There's a second catch. The clickable prototype is the easy 20%. Wiring up real authentication, a backend, a database, payment, and everything needed to handle real users safely, is the 80% that AI tools can't hand you. That gap between a demo and a product is where the real cost and risk still live, and it's exactly the work our vibe code to production service exists to do properly.

So if a prototype is no longer the validation, what is? It's the work that happens before you commit a production budget. This is the substance that's always been at the heart of how we approach an MVP, and in 2026 it matters more, not less:
Around 45% of features in software projects are never used. Scope creep affects more than half of all projects. The discipline above is what stops you paying to build things nobody wanted.
In 2021 this was an open-ended discovery process, and the honest problem with open-ended discovery is that clients can't see where it ends or what it costs. So we productised it. The App Gameplan is a fixed-price, four-week engagement that does exactly the validation work above and ends with a board-ready answer: what to build, what it'll cost, and whether it makes strategic sense.
It's £3,500, fixed, and the fee is credited against development if you decide to proceed. That structure is deliberate. It removes the risk from finding out whether your idea is worth building, which is precisely the decision that 70% of failed app projects got wrong. You're not buying a cheap app. You're buying confidence before you spend the real money.

Once you know what to build, the next job is to build it properly. That means production engineering an AI prototype can't give you, and it usually means cross-platform so one team and one budget covers both iOS and Android rather than paying to build twice. The MVP, in this model, isn't a throwaway cheap version. It's the focused first release of the right product, scoped down to the core that proves the concept, built to a standard you can grow on.
That's the real shift since 2021. You don't need a cheaper app. You need to be sure you're building the right one. We wrote more about why projects fall over in why 70% of app projects fail before launch, and there's a full breakdown of the money side in our guide to how much it costs to build an app.
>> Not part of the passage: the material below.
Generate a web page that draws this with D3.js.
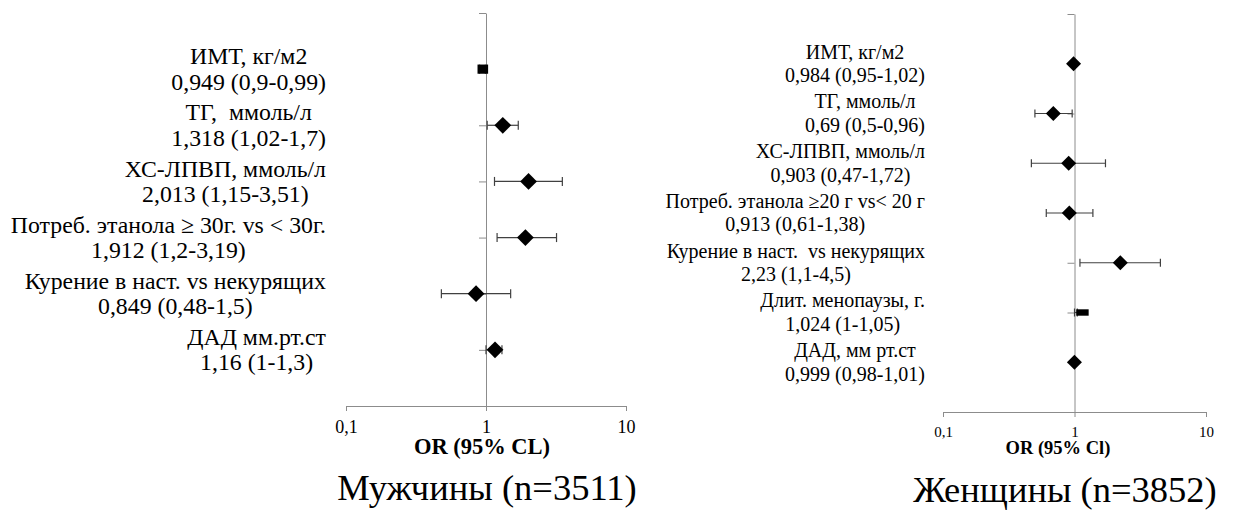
<!DOCTYPE html>
<html>
<head>
<meta charset="utf-8">
<script src="https://cdn.jsdelivr.net/npm/d3@7"></script>
<style>
  html, body { margin: 0; padding: 0; background: #fff; }
</style>
</head>
<body>
<svg id="chart" width="1235" height="515"></svg>
<script>
// ---------- DATA ----------
const menLabels = ["ИМТ, кг/м2", "ТГ,  ммоль/л", "ХС-ЛПВП, ммоль/л",
  "Потреб. этанола ≥ 30г. vs < 30г.", "Курение в наст. vs некурящих", "ДАД мм.рт.ст"];
const menOR   = [0.949, 1.318, 2.013, 1.912, 0.849, 1.16];
const menLow  = [0.9,   1.02,  1.15,  1.2,   0.48,  1];
const menHigh = [0.99,  1.7,   3.51,  3.19,  1.5,   1.3];

const womenLabels = ["ИМТ, кг/м2", "ТГ, ммоль/л", "ХС-ЛПВП, ммоль/л",
  "Потреб. этанола ≥20 г vs< 20 г", "Курение в наст.  vs некурящих",
  "Длит. менопаузы, г.", "ДАД, мм рт.ст"];
const womenOR   = [0.984, 0.69, 0.903, 0.913, 2.23, 1.024, 0.999];
const womenLow  = [0.95,  0.5,  0.47,  0.61,  1.1,  1,     0.98];
const womenHigh = [1.02,  0.96, 1.72,  1.38,  4.5,  1.05,  1.01];

const xTicks = [0.1, 1, 10];
const menTitle = "Мужчины (n=3511)";
const womenTitle = "Женщины (n=3852)";
const menAxisTitle = "OR (95% CL)";
const womenAxisTitle = "OR (95% Cl)";

// ---------- HELPERS ----------
const SERIF = '"Liberation Serif", monospace';
const svg = d3.select("#chart");
const fmt = v => String(v).replace(".", ",");
const keepSpaces = s => s.replace(/ {2}/g, " \u00A0");
const AXIS_COLOR = "#8c8c8c";
const ERR_COLOR = "#404040";

function serifText(sel, size, weight) {
  sel.style("font-family", SERIF).style("font-size", size + "px").attr("fill", "#000");
  if (weight) sel.style("font-weight", weight);
  return sel;
}

function diamondPath(cx, cy, h) {
  return `M${cx},${cy - h}L${cx + h},${cy}L${cx},${cy + h}L${cx - h},${cy}Z`;
}

function drawPanel(cfg) {
  const g = svg.append("g");
  const n = cfg.labels.length;
  const x = d3.scaleLog().domain([0.1, 10]).range([cfg.x0, cfg.x1]);
  const y = d3.scaleLinear().domain([0, n + 1]).range([cfg.yBottom, cfg.yTop]);
  const rowVal = i => n - i; // first item on top

  // vertical axis at OR = 1
  const yAxis = d3.axisLeft(y).tickValues(d3.range(0, n + 2)).tickSize(cfg.rowTick)
    .tickSizeOuter(0).tickFormat("");
  const ya = g.append("g").attr("transform", `translate(${x(1)},0)`).call(yAxis);
  ya.selectAll("path, line").attr("stroke", AXIS_COLOR).attr("stroke-width", 1);

  // horizontal axis
  const xAxis = d3.axisBottom(x).tickValues(xTicks).tickSize(cfg.xTick).tickSizeOuter(0)
    .tickFormat(d => fmt(d)).tickPadding(cfg.tickPad);
  const xa = g.append("g").attr("transform", `translate(0,${cfg.yBottom})`).call(xAxis);
  xa.attr("font-family", null).attr("font-size", null);
  xa.selectAll("path, line").attr("stroke", AXIS_COLOR).attr("stroke-width", 1);
  serifText(xa.selectAll("text"), cfg.tickFs);

  // axis title
  serifText(g.append("text"), cfg.axisTitleFs, "bold")
    .attr("x", cfg.axisTitleX).attr("y", cfg.axisTitleY)
    .attr("text-anchor", "middle").text(cfg.axisTitle);

  // panel title
  serifText(g.append("text"), cfg.titleFs)
    .attr("x", cfg.titleX).attr("y", cfg.titleY)
    .attr("text-anchor", "middle").text(cfg.title);

  // error bars
  const rows = cfg.labels.map((lab, i) => ({
    i, lab, or: cfg.or[i], lo: cfg.low[i], hi: cfg.high[i], yv: y(rowVal(i))
  }));
  const eb = g.append("g").attr("stroke", ERR_COLOR).attr("stroke-width", 1.2);
  rows.forEach(r => {
    eb.append("line").attr("x1", x(r.lo)).attr("x2", x(r.hi)).attr("y1", r.yv).attr("y2", r.yv);
    [r.lo, r.hi].forEach(v => {
      eb.append("line").attr("x1", x(v)).attr("x2", x(v))
        .attr("y1", r.yv - cfg.cap / 2).attr("y2", r.yv + cfg.cap / 2);
    });
  });

  // markers
  rows.forEach(r => {
    const shape = (cfg.shapes && cfg.shapes[r.i]) || "diamond";
    const cx = x(r.or), cy = r.yv;
    if (shape === "diamond") {
      g.append("path").attr("d", diamondPath(cx, cy, cfg.dHalf)).attr("fill", "#000");
    } else if (shape === "square") {
      g.append("rect").attr("x", cx - 5.3).attr("y", cy - 4.6).attr("width", 10.6)
        .attr("height", 9.2).attr("fill", "#000");
    } else if (shape === "dash") {
      g.append("rect").attr("x", cx + 0.4).attr("y", cy - 3.2).attr("width", 12.4)
        .attr("height", 6.4).attr("fill", "#000");
    }
  });

  // labels (two lines, centred on their own box whose right edge is fixed)
  rows.forEach(r => {
    const base = r.yv + cfg.labelFs * 0.33;
    const t1 = serifText(g.append("text"), cfg.labelFs).text(keepSpaces(r.lab));
    const t2 = serifText(g.append("text"), cfg.labelFs)
      .text(`${fmt(r.or)} (${fmt(r.lo)}-${fmt(r.hi)})`);
    const w = Math.max(t1.node().getComputedTextLength(), t2.node().getComputedTextLength());
    const cx = cfg.labelRight - w / 2;
    t1.attr("text-anchor", "middle").attr("x", cx).attr("y", base - cfg.labelLh / 2);
    t2.attr("text-anchor", "middle").attr("x", cx).attr("y", base + cfg.labelLh / 2);
  });
}

drawPanel({
  labels: menLabels, or: menOR, low: menLow, high: menHigh,
  shapes: { 0: "square" },
  x0: 346, x1: 626, yTop: 13, yBottom: 406,
  rowTick: 7, xTick: 5, tickPad: 9, tickFs: 18,
  axisTitle: menAxisTitle, axisTitleX: 482, axisTitleY: 454, axisTitleFs: 22.5,
  title: menTitle, titleX: 487, titleY: 500, titleFs: 36.5,
  cap: 9, dHalf: 8.4,
  labelFs: 23.8, labelLh: 25.5, labelRight: 326
});

drawPanel({
  labels: womenLabels, or: womenOR, low: womenLow, high: womenHigh,
  shapes: { 5: "dash" },
  x0: 943, x1: 1206, yTop: 14, yBottom: 412,
  rowTick: 7, xTick: 5, tickPad: 9, tickFs: 15,
  axisTitle: womenAxisTitle, axisTitleX: 1058, axisTitleY: 454, axisTitleFs: 18.5,
  title: womenTitle, titleX: 1065, titleY: 502, titleFs: 36.5,
  cap: 8, dHalf: 7.5,
  labelFs: 20, labelLh: 23.5, labelRight: 925
});
</script>
</body>
</html>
If you've got an idea and you want a straight, board-ready answer on whether and what to build, get in touch or start with the App Gameplan.
What is an MVP in app development?
An MVP, or minimum viable product, is the smallest version of an app that lets you learn whether you're building the right thing. The goal is validated learning with the least effort, not a stripped-down app for its own sake. In 2026 the emphasis has moved from building cheaply to validating the right idea before you commit a production budget.
Isn't an AI-built prototype enough to validate my idea?
No. An AI prototype proves you can make something that looks like an app; it doesn't prove anyone wants it or that it solves a real problem. Around 42% of startups fail because there was no market need. Use a prototype to test flows and usability, but validate the problem and the audience separately, before you build for real.
How long does it take to validate an app idea?
Our App Gameplan does it in four weeks, fixed price, ending with a board-ready answer on what to build, what it'll cost, and whether it makes strategic sense. That's deliberately bounded so you know exactly where discovery ends before development begins.
Do I still need an MVP if AI can build a full app quickly?
Yes, arguably more than before. AI makes it easy to build a lot, quickly, which makes it easier to build the wrong thing at speed. An MVP keeps you focused on the smallest release that proves the concept, so you grow from validated demand rather than guesses.